Check the Oracle Windowing Clause for further details.
SQL> WITH DATA AS(
2 SELECT to_date('01-JUL-14','DD-MON-RR') dt, 60 score, 'A' area FROM dual UNION ALL
3 SELECT to_date('01-AUG-14','DD-MON-RR') dt, 45 score, 'A' area FROM dual UNION ALL
4 SELECT to_date('01-SEP-14','DD-MON-RR') dt, 45 score, 'A' area FROM dual UNION ALL
5 SELECT to_date('02-SEP-14','DD-MON-RR') dt, 50 score, 'A' area FROM dual UNION ALL
6 SELECT to_date('01-OCT-14','DD-MON-RR') dt, 30 score, 'A' area FROM dual UNION ALL
7 SELECT to_date('02-OCT-14','DD-MON-RR') dt, 45 score, 'A' area FROM dual UNION ALL
8 SELECT to_date('03-OCT-14','DD-MON-RR') dt, 50 score, 'A' area FROM dual UNION ALL
9 SELECT to_date('01-JUL-14','DD-MON-RR') dt, 60 score, 'B' area FROM dual UNION ALL
10 SELECT to_date('01-AUG-14','DD-MON-RR') dt, 45 score, 'B' area FROM dual UNION ALL
11 SELECT to_date('01-SEP-14','DD-MON-RR') dt, 45 score, 'B' area FROM dual UNION ALL
12 SELECT to_date('02-SEP-14','DD-MON-RR') dt, 50 score, 'B' area FROM dual UNION ALL
13 SELECT to_date('01-OCT-14','DD-MON-RR') dt, 30 score, 'B' area FROM dual UNION ALL
14 SELECT to_date('02-OCT-14','DD-MON-RR') dt, 45 score, 'B' area FROM dual UNION ALL
15 SELECT to_date('03-OCT-14','DD-MON-RR') dt, 50 score, 'B' area FROM dual)
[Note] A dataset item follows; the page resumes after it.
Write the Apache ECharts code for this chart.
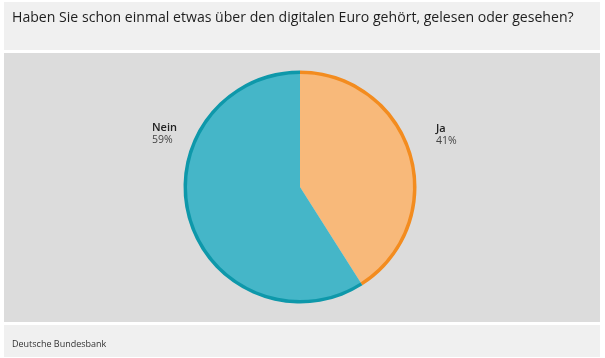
<!DOCTYPE html>
<html><head><meta charset="utf-8">
<script src="https://cdn.jsdelivr.net/npm/echarts@6/dist/echarts.min.js"></script>
<style>html,body{margin:0;padding:0;background:#fff}#c{width:605px;height:358px}</style>
</head><body><div id="c"></div>
<script>
var titleText = 'Haben Sie schon einmal etwas über den digitalen Euro gehört, gelesen oder gesehen?';
var sourceText = 'Deutsche Bundesbank';
var categories = ['Ja', 'Nein'];
var values = [41, 59];
var fillColors = ['#f8b97a', '#45b6c8'];
var edgeColors = ['#f38c1f', '#0e98aa'];
var labelPos = [[436, 122], [152, 121]];

var chart = echarts.init(document.getElementById('c'), null, {renderer: 'canvas'});
var fillData = categories.map(function (c, i) { return {name: c, value: values[i], itemStyle: {color: fillColors[i]}}; });
var edgeData = categories.map(function (c, i) { return {name: c, value: values[i], itemStyle: {color: edgeColors[i]}}; });
chart.setOption({
  animation: false,
  backgroundColor: '#ffffff',
  graphic: [
    {type: 'rect', shape: {x: 4, y: 2, width: 596, height: 48}, style: {fill: '#f0f0f0'}, z: -10},
    {type: 'rect', shape: {x: 4, y: 53, width: 596, height: 269}, style: {fill: '#dcdcdc'}, z: -10},
    {type: 'rect', shape: {x: 4, y: 325, width: 596, height: 32}, style: {fill: '#f0f0f0'}, z: -10},
    {type: 'text', left: 12, top: 11, style: {text: titleText, fill: '#1e1e1e', font: '14.1px "Open Sans", sans-serif'}},
    {type: 'text', left: 12, top: 340, style: {text: sourceText, fill: '#333', font: '9px "Open Sans", sans-serif'}}
  ],
  series: [
    {
      type: 'pie', center: [300, 187], radius: [0, 114], startAngle: 90, clockwise: true,
      silent: true, data: fillData,
      itemStyle: {borderWidth: 0},
      label: {
        show: true, position: 'outside',
        formatter: '{n|{b}}\n{p|{d}%}',
        rich: {
          n: {fontFamily: 'Open Sans', fontSize: 11, fontWeight: 600, color: '#222', lineHeight: 13},
          p: {fontFamily: 'Open Sans', fontSize: 10.5, color: '#444', lineHeight: 13}
        }
      },
      labelLine: {show: false},
      labelLayout: function (p) {
        var pos = labelPos[p.dataIndex];
        return {x: pos[0], y: pos[1], align: 'left', verticalAlign: 'top'};
      }
    },
    {
      type: 'pie', center: [300, 187], radius: [113, 116.5], startAngle: 90, clockwise: true,
      silent: true, data: edgeData, itemStyle: {borderWidth: 0},
      label: {show: false}, labelLine: {show: false}
    }
  ]
});
</script></body></html>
16 SELECT TO_CHAR(T.DT, 'MON-RR') AS MMYY,
17 round(
18 SUM(SUM(SCORE)) OVER (PARTITION BY AREA ORDER BY MAX(T.DT) ROWS BETWEEN 2 PRECEDING AND CURRENT ROW)/
19 SUM(COUNT(*)) OVER (PARTITION BY AREA ORDER BY MAX(T.DT) ROWS BETWEEN 2 PRECEDING AND CURRENT ROW),1)
20 AS avg_score,
21 AREA
22 FROM data t
23 GROUP BY AREA, TO_CHAR(T.DT, 'MON-RR')
24 /
MMYY AVG_SCORE A
------ ---------- -
JUL-14 60 A
AUG-14 52.5 A
SEP-14 50 A
OCT-14 44.2 A
JUL-14 60 B
AUG-14 52.5 B
SEP-14 50 B
OCT-14 44.2 B
8 rows selected.
SQL>
From next time, I would expect you to provide the create and insert statements so that we don't have to spend time on preparing a test case.
And, why YY format? Haven't you seen the Y2K bug? Please use YYYY format.